Spotlight on Young Nature Leaders: Dalal Hanna
Montreal native Dalal Hanna is one of five well-deserving winners of Nature Canada’s $1,000 Young Nature Leader grants. She, alongside co-founders Andrea Reid and Kayla Mujik was inspired to start the not-for-profit Riparia after she was invited to join her friend, who owns a rafting company, on an expedition. It was during this time that she realized she “hadn’t previously thought about bringing science to people in that way before” or rather, “hadn’t thought about bringing people IN to science in that way.”
“Being out on rivers and lakes is probably the best classroom that exists to help us connect with, better understand, and to learn about freshwater.”
Dalal returned home from the expedition with a new dream in the back of her mind, she started thinking “This is something I want to do more of, how can I do more of this?” She later applied to a National Geographic leadership program, and during the process, one of the application questions stuck with her: “What is your next big project?” This question helped her to realize that she wanted to do more scientific expeditions with youth as a means for sharing the educational experiences with them.
“To teach science about the environment,
in the environment.”
After the leadership program, she reached out to her colleagues Andrea and Kayla to pitch the idea of Riparia to them. They agreed it was a wonderful thing to do together, to create educational science programs that are accessible to everyone.
Riparia is an organization that aims to connect youth with science and water by providing free freshwater science expeditions and opportunities for youth to engage with.
On August 1st, Riparia held its inaugural expedition in the Poisson Blanc Regional Park for 10 young women aged 14 to 16. Youth in this age range are at a crossroads in their education where they are deciding whether or not to take extra science credits, and Riparia aims to engage them with different forms of science than they would typically learn in school (while complimenting the existing science curriculum in Ontario).
“Our goal is not to turn all the youth who participate into scientists, but rather to expose them to science and give them an opportunity to connect with it, so that they can move through the rest of their lives having a better idea of what science is and how it contributes to society.”
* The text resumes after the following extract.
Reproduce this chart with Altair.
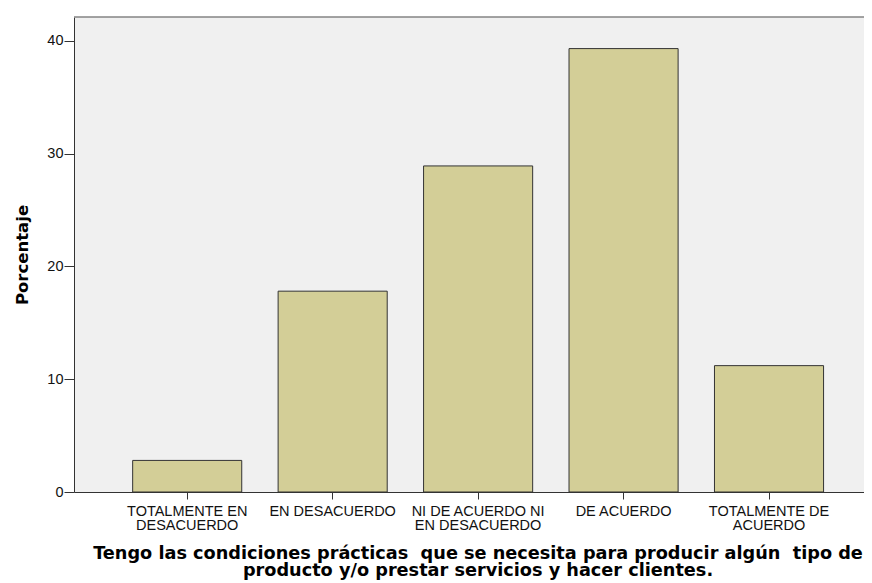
import altair as alt
import pandas as pd

categories = ["TOTALMENTE EN|DESACUERDO", "EN DESACUERDO", "NI DE ACUERDO NI|EN DESACUERDO",
              "DE ACUERDO", "TOTALMENTE DE|ACUERDO"]
percentages = [2.8, 17.8, 28.9, 39.3, 11.2]
y_ticks = [0, 10, 20, 30, 40]
x_title = ["Tengo las condiciones prácticas \u00a0que se necesita para producir algún \u00a0tipo de",
           "producto y/o prestar servicios y hacer clientes."]
y_title = "Porcentaje"

df = pd.DataFrame({"cat": categories, "pct": percentages})

W, H = 790, 475

bars = alt.Chart(df).mark_bar(color="#d3ce97", stroke="#333333", strokeWidth=1).encode(
    x=alt.X("cat:N", sort=categories,
            scale=alt.Scale(paddingInner=0.25, paddingOuter=0.3406, align=0.592, round=False),
            axis=alt.Axis(title=x_title, labelAngle=0, labelExpr="split(datum.label, '|')",
                          labelFont="Liberation Sans", labelFontSize=14.5, labelLineHeight=14.5,
                          labelColor="#111111", labelPadding=5, tickSize=7, tickColor="#333333",
                          domainColor="#333333", titleFont="DejaVu Sans", titleFontSize=17.7,
                          titleFontWeight="bold", titleColor="#000000", titleLineHeight=17.5,
                          titlePadding=12, titleX=403.5)),
    y=alt.Y("pct:Q", scale=alt.Scale(domain=[0, 42.1], nice=False),
            axis=alt.Axis(title=y_title, values=y_ticks, grid=False, labelFont="Liberation Sans",
                          labelFontSize=14.5, labelColor="#111111", labelPadding=1, tickSize=10,
                          tickColor="#333333", domainColor="#333333", titleFont="DejaVu Sans",
                          titleFontSize=16.5, titleFontWeight="bold", titleColor="#000000",
                          titlePadding=16)),
)

top = alt.Chart(pd.DataFrame({"v": [0]})).mark_rule(color="#858585", strokeWidth=1.5).encode(
    x=alt.value(0), x2=alt.value(W), y=alt.value(0)
)

chart = alt.layer(bars, top).properties(
    width=W, height=H,
    background="white",
    autosize=alt.AutoSizeParams(type="none"),
    padding={"left": 66, "top": 9, "right": 0, "bottom": 91},
).configure_view(fill="#f0f0f0", strokeWidth=0)

chart.save("out.html", embed_options={"renderer": "svg", "actions": False})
Riparia had two key recruitment partners for its August 1st expedition: Nature Montreal and the Ottawa-Carleton District Schoolboard (OCDSB), and worked with them over the past year to identify students who would be a good fit for the trip.
When asked how Poisson Blanc Regional Park was selected as the location for the first expedition, Dalal stated that when it came up as an option, she vouched for it immediately, given that she spent much of her childhood there and is very familiar with it. It is also very close to the key urban centres that Riparia is working with.
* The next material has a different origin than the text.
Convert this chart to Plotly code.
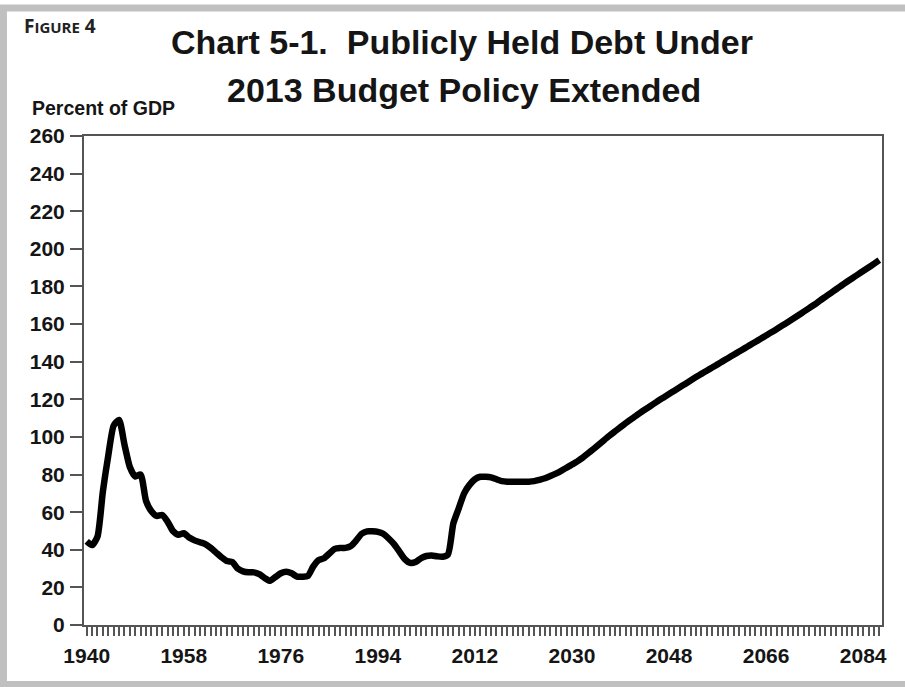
import plotly.graph_objects as go

# ---- data (percent of GDP) ----
years = list(range(1940, 2088))
debt_pct_gdp = [
    44.5, 42.5, 47.0, 71.0, 90.0, 106.0, 109.0, 96.0, 84.0, 79.0,      # 1940-1949
    80.0, 66.0, 60.5, 58.0, 58.5, 55.0, 50.0, 48.0, 48.8, 46.5,        # 1950-1959
    45.0, 44.0, 43.0, 41.0, 38.5, 36.0, 34.0, 33.5, 30.0, 28.5,        # 1960-1969
    28.0, 28.0, 27.0, 25.0, 23.5, 25.5, 27.5, 28.3, 27.5, 25.7,        # 1970-1979
    25.7, 26.0, 31.0, 34.5, 35.5, 38.0, 40.5, 41.0, 41.0, 42.0,        # 1980-1989
    45.0, 48.5, 49.8, 49.8, 49.5, 48.5, 46.0, 43.0, 39.0, 35.0,        # 1990-1999
    33.0, 33.5, 35.5, 36.7, 37.0, 36.5, 36.3, 37.5, 54.0, 62.0,        # 2000-2009
    70.0, 74.5, 77.5, 78.8, 78.8, 78.5, 77.5, 76.5, 76.2, 76.2,        # 2010-2019
    76.2, 76.2, 76.2, 76.5, 77.2, 78.0, 79.2, 80.5, 82.0, 83.6,        # 2020-2029
    85.3, 87.0, 89.0, 91.3, 93.6, 96.0, 98.4, 100.8, 103.0, 105.2,     # 2030-2039
    107.4, 109.5, 111.5, 113.5, 115.4, 117.3, 119.2, 121.0, 122.8, 124.6,  # 2040-2049
    126.4, 128.2, 130.0, 131.8, 133.5, 135.2, 136.9, 138.6, 140.3, 142.0,  # 2050-2059
    143.7, 145.4, 147.1, 148.8, 150.5, 152.2, 153.9, 155.6, 157.4, 159.2,  # 2060-2069
    161.0, 162.8, 164.7, 166.6, 168.5, 170.4, 172.5, 174.5, 176.5, 178.5,  # 2070-2079
    180.5, 182.5, 184.4, 186.3, 188.2, 190.1, 192.0, 194.0,                # 2080-2087
]
x_label_years = [1940, 1958, 1976, 1994, 2012, 2030, 2048, 2066, 2084]
y_ticks = list(range(0, 261, 20))

title_line1 = "Chart 5-1.  Publicly Held Debt Under"
title_line2 = "2013 Budget Policy Extended"
y_axis_title = "Percent of GDP"
figure_label = "F<span style='font-size:15px'>IGURE</span> 4"

FONT = "Liberation Sans, Arial, Helvetica, sans-serif"
INK = "#151515"
AXIS = "#555555"

fig = go.Figure()
fig.add_trace(go.Scatter(
    x=years, y=debt_pct_gdp, mode="lines",
    line=dict(color="#000000", width=6.5, shape="spline", smoothing=0.6),
    hoverinfo="x+y", showlegend=False,
))

tick_text = [str(y) if y in x_label_years else "" for y in years]

fig.update_layout(
    width=905, height=687,
    margin=dict(l=84, r=23, t=136, b=62),
    paper_bgcolor="white", plot_bgcolor="white",
    xaxis=dict(
        range=[1939.5, 2087.5],
        tickmode="array", tickvals=years, ticktext=tick_text,
        ticks="outside", ticklen=9, tickwidth=1.5, tickcolor=AXIS,
        showline=True, linecolor=AXIS, linewidth=2, mirror=True,
        showgrid=False, zeroline=False,
        tickfont=dict(family=FONT, size=21, color=INK, weight="bold"),
        ticklabelstandoff=2,
    ),
    yaxis=dict(
        range=[0, 260],
        tickmode="array", tickvals=y_ticks,
        ticks="outside", ticklen=12, tickwidth=2, tickcolor=AXIS,
        showline=True, linecolor=AXIS, linewidth=2, mirror=True,
        showgrid=False, zeroline=False,
        tickfont=dict(family=FONT, size=21, color=INK, weight="bold"),
        ticklabelstandoff=1,
    ),
)

# gray frame around the whole figure
fig.add_shape(type="rect", xref="paper", yref="paper",
              x0=-0.1009, x1=1.12, y0=-0.1217, y1=1.2618,
              line=dict(color="#c0c0c0", width=7), fillcolor="rgba(0,0,0,0)",
              layer="below")

fig.add_annotation(text=title_line1, xref="paper", yref="paper",
                   x=0.474, y=1.192, xanchor="center", yanchor="middle",
                   showarrow=False,
                   font=dict(family=FONT, size=34, color=INK, weight="bold"))
fig.add_annotation(text=title_line2, xref="paper", yref="paper",
                   x=0.476, y=1.094, xanchor="center", yanchor="middle",
                   showarrow=False,
                   font=dict(family=FONT, size=34, color=INK, weight="bold"))
fig.add_annotation(text=y_axis_title, xref="paper", yref="paper",
                   x=-0.0677, y=1.057, xanchor="left", yanchor="middle",
                   showarrow=False,
                   font=dict(family=FONT, size=19.5, color=INK, weight="bold"))
fig.add_annotation(text=figure_label, xref="paper", yref="paper",
                   x=-0.0777, y=1.225, xanchor="left", yanchor="middle",
                   showarrow=False,
                   font=dict(family="Open Sans, Lato, sans-serif", size=19, color="#222222", weight="bold"))

# the page's default body margin would shift the figure by 8px; remove it
fig.write_html("out.html", config={"displayModeBar": False},
               post_script="document.body.style.margin='0px';")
“A big part of our program is about helping people to better understand that freshwater ecosystems are everywhere, even if we feel removed from them, they’re all around us.” Dalal says that there is far more attention given to oceans than to freshwater ecosystems, but that we should realize that all water is connected around the world, all of it is important.
Freshwater ecosystems are among the most threatened in the world, according to a recent IPBES* report, their vertebrate populations having declined most heavily since the 1970’s compared to other ecosystems.
“I grew up in Canada, and Canada is a country of freshwater. We’ve got one of the biggest reserves of freshwater in the world and it’s imperative that we take care of what we have.”
Riparia has applied for official charitable status and is looking forward to its official launch around February 2020, with further updates being posted here.
Nature Canada’s Women for Nature is incredibly proud to support this incredible organization, and wishes Riparia all the best as it grows and thrives.